Member of the Michigan House of Representatives from the 102nd district
- In office January 1, 2011 – December 31, 2016
- Preceded by: Darwin L. Booher
- Succeeded by: Michele Hoitenga

Personal details
- Born: November 7, 1946 (age 79) Alpena, Michigan, U.S.
- Party: Republican
- Spouse: Jan
- Children: 4
- Alma mater: Albion College (BA) Central Michigan University (MBA)
- Occupation: Politician
- Committees: Chairman, Appropriations Subcommittee on Agriculture and Rural Development
- Website: http://www.repphilpotvin.com

Military service
- Allegiance: United States
- Branch/service: Michigan National Guard
- Rank: Second lieutenant

= Philip Potvin =

American politician

Phil Potvin (born November 7, 1946) is a former member of the Michigan House of Representatives, first elected in 2010 and re-elected to a second term in 2012. His district consisted of Wexford, Mecosta, and western Osceola Counties.

Potvin was the chief executive officer of Western Concrete Products Company, and board chairman and executive committee member of the National Concrete Masonry Association. He also served as a second lieutenant in the Michigan National Guard.

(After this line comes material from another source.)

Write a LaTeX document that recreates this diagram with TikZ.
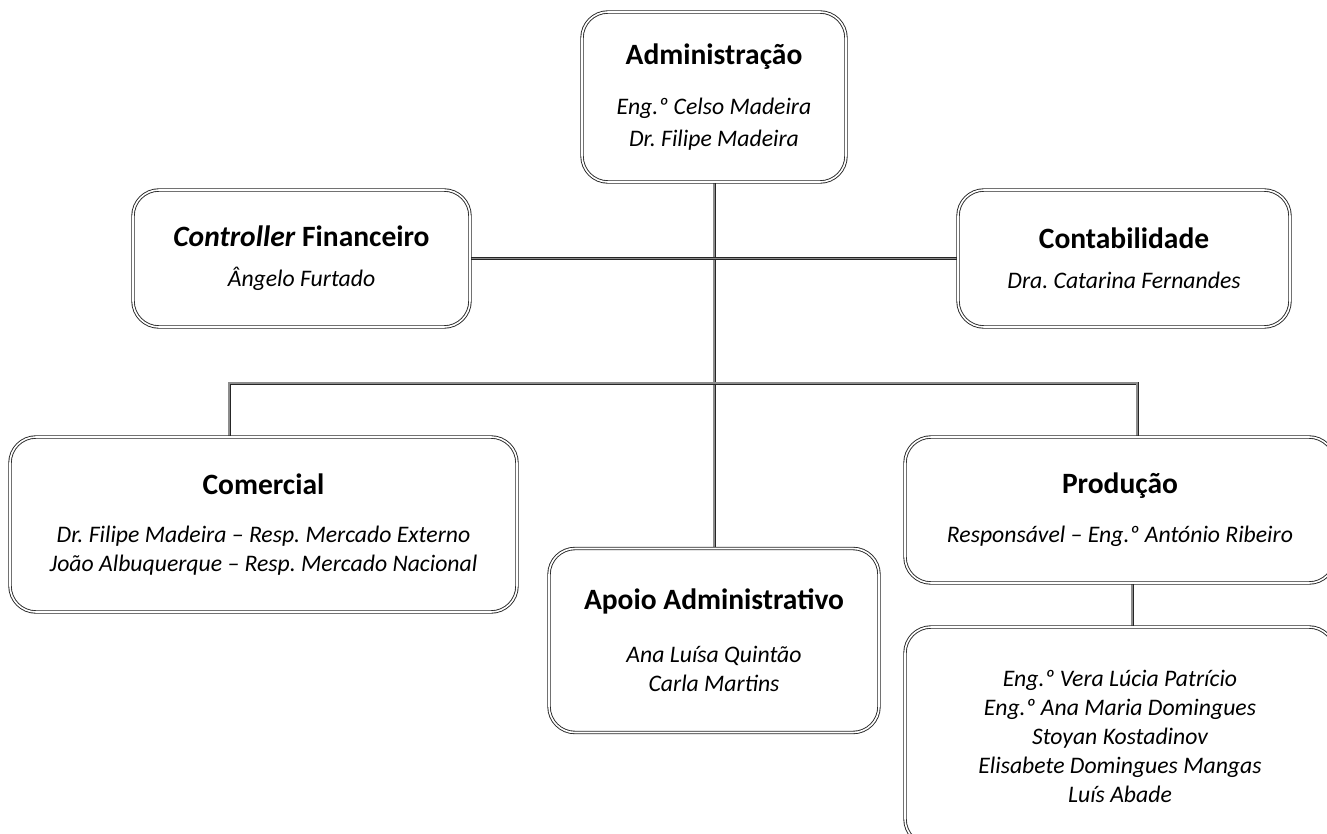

== Illegal Waste Dumping ==
In 1996, Potvin was cited by Michigan's Department of Environmental Quality (DEQ) for the illegal dumping of several hundred gallons of toxic materials into an old elevator pit by Cadillac's branch of Western Concrete Products Company. The clean-up effort ranged from 1998 until its termination in 2002 and cost the company $162,500 in fines.

== Community ==
An Eagle Scout, Potvin remained involved in the Boy Scouts of America as an adult, serving on the executive board member of the Scenic Trails Boy Scout Council and as assistant scoutmaster for Boy Scout Troop 125 in Cadillac.

Potvin is a board member of Ducks Unlimited, and a member of Quality Deer Management, the Michigan Farm Bureau, and Right to Life of Michigan.